The U.S. 10th Circuit Court of Appeals—which covers Colorado, Kansas, New Mexico, Oklahoma, Utah, and Wyoming—recently ruled in favor of Dillon Companies, Inc., a Kansas corporation that does business as King Soopers, in a lawsuit filed by a former grocery store employee who claimed he suffered a hostile work environment and was terminated because of race discrimination.
Injured employee fired for refusing to return to work
“John,” an African-American male, worked as a produce clerk at King Soopers. After being injured by a coworker who deliberately slammed a cart into him, John was out of work for several weeks, during which time he was provided workers’ compensation benefits. The employee involved in the cart incident was terminated.
After returning from leave, John resumed working in the produce department, subject to a physician-imposed permanent lifting restriction of no more than 30 pounds. Given the physical requirements of the job and the permanent restriction placed on John, King Soopers later determined he could no longer continue working as a produce clerk and transferred him to a service desk job with lower pay.
In response to his transfer, John asked for but was denied a leave of absence because the store had a position available for him. After being scheduled to work the new service desk job, John called in sick 5 days in a row, violating company policy by not speaking to one of his managers. On the fifth absence, he called the store to report that he would be out sick the entire next week as well.
After John was absent for weeks without approved leave, King Soopers terminated him. He responded by filing a federal lawsuit alleging discrimination and retaliation for exercising his workers’ comp rights. He also filed a hostile work environment claim against King Soopers over the cart assault incident and for instances in which he claimed he was called an “African monkey,” an “African lion,” and a “lazy African” by a coworker.
After the trial court found in favor of King Soopers, John appealed the decision to the 10th Circuit. With respect to the hostile work environment claim, the appeals court held that the coworker’s statements and actions against John likely would have been considered inflammatory enough to create an abusive working environment.

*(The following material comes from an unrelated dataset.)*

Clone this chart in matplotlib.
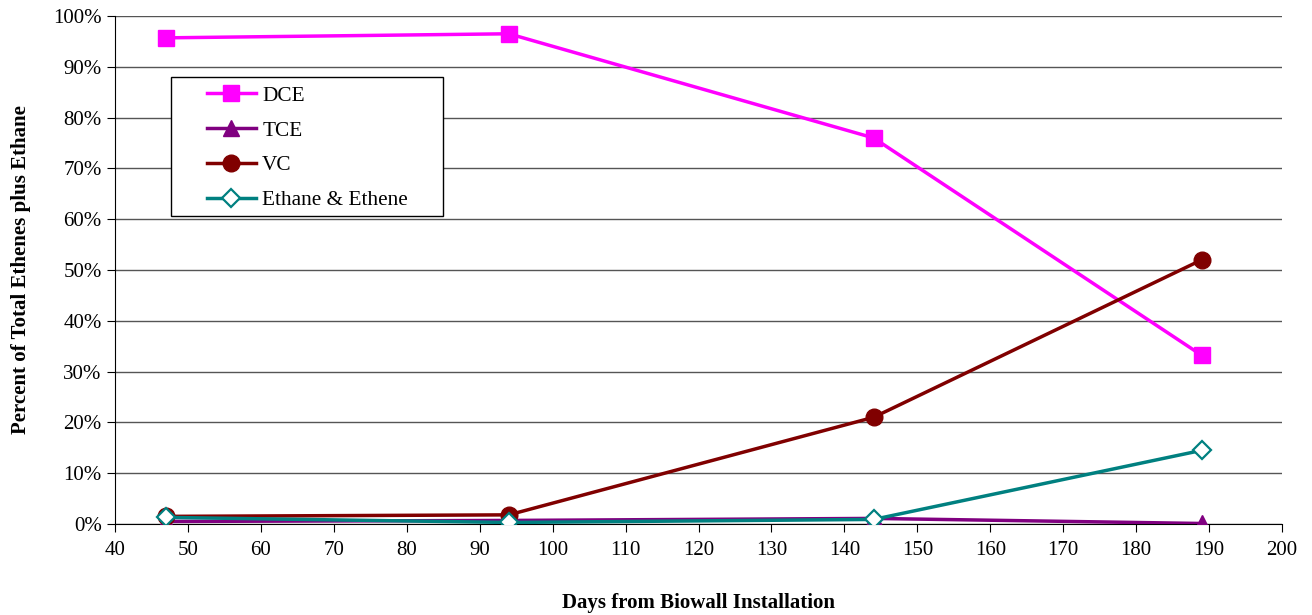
import matplotlib
matplotlib.use("Agg")
import matplotlib.pyplot as plt
from matplotlib.patches import Rectangle
from matplotlib.ticker import FuncFormatter, MultipleLocator

days = [47, 94, 144, 189]
dce = [95.7, 96.5, 76.0, 33.2]
tce = [0.5, 0.7, 1.1, 0.1]
vc = [1.5, 1.8, 21.0, 52.0]
ethane = [1.3, 0.3, 0.9, 14.5]

plt.rcParams['font.family'] = ['Liberation Serif', 'DejaVu Serif']

W, H = 1312, 615
fig = plt.figure(figsize=(W / 100, H / 100), dpi=100)
ax = fig.add_axes([115 / W, 1 - 524 / H, 1167 / W, 508 / H])

ax.plot(days, dce, color='#FF00FF', lw=2.5, marker='s', ms=11.5, label='DCE', zorder=3)
ax.plot(days, tce, color='#800080', lw=2.5, marker='^', ms=11.5, label='TCE', zorder=3)
ax.plot(days, vc, color='#800000', lw=2.5, marker='o', ms=12, label='VC', zorder=3)
ax.plot(days, ethane, color='#008080', lw=2.5, marker='D', ms=9.5, mfc='white', mew=1.6,
        label='Ethane & Ethene', zorder=4)

ax.set_xlim(40, 200)
ax.set_ylim(0, 100)
ax.xaxis.set_major_locator(MultipleLocator(10))
ax.yaxis.set_major_locator(MultipleLocator(10))
ax.yaxis.set_major_formatter(FuncFormatter(lambda v, p: f"{v:.0f}%"))
ax.grid(axis='y', color='#555555', lw=1)
ax.set_axisbelow(True)
for s in ['top', 'right']:
    ax.spines[s].set_visible(False)
ax.tick_params(axis='both', direction='out', length=6, labelsize=15, colors='black')
ax.tick_params(axis='x', pad=6)

ax.set_xlabel('Days from Biowall Installation', fontsize=15, fontweight='bold', labelpad=24)
ax.set_ylabel('Percent of Total Ethenes plus Ethane', fontsize=15, fontweight='bold', labelpad=16)

# legend box
box = Rectangle((171 / W, 1 - 216 / H), 272 / W, 139 / H, transform=fig.transFigure,
                facecolor='white', edgecolor='black', lw=1, zorder=5)
ax.add_patch(box)
box.set_clip_on(False)

leg = ax.legend(loc='upper left', bbox_to_anchor=(207 / W, 1 - 86 / H),
                bbox_transform=fig.transFigure, fontsize=15.3,
                frameon=False, handlelength=2.3, borderpad=0, labelspacing=0.7,
                borderaxespad=0, handletextpad=0.3)
leg.set_zorder(6)

fig.savefig('out.png', dpi=100, facecolor='white')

However, the statements couldn’t be considered for the hostile work environment claim because they occurred outside the maximum time in which John had to file this suit. The actions that occurred within the allowed time period, including King Sooper’s reclassification of Amam to a desk position because of his permanent medical restriction, were deemed by the appeals court to be neutral nondiscriminatory conduct on the part of the employer.
With respect to John’s discriminatory termination claim, the appeals court held that King Soopers established that he was legitimately fired for being absent without leave. John missed several weeks of work without his store manager’s approval, which was in violation of the company’s sick leave policy. Aman v. Dillon Companies, Inc., No. 14-1461 (10th Cir., 4/15/16).
This case indicates how termination may be a reasonable option for an employer when an employee fails to appear for work for 2 weeks after being denied a leave of absence. However, employers must be cautious about actions that could be deemed discriminatory against employees.
Although transferring an employee to a service desk position because of medical restrictions will likely be seen as nondiscriminatory conduct, any inflammatory, discriminatory language against the employee could be considered evidence that the employer’s actions were motivated by race.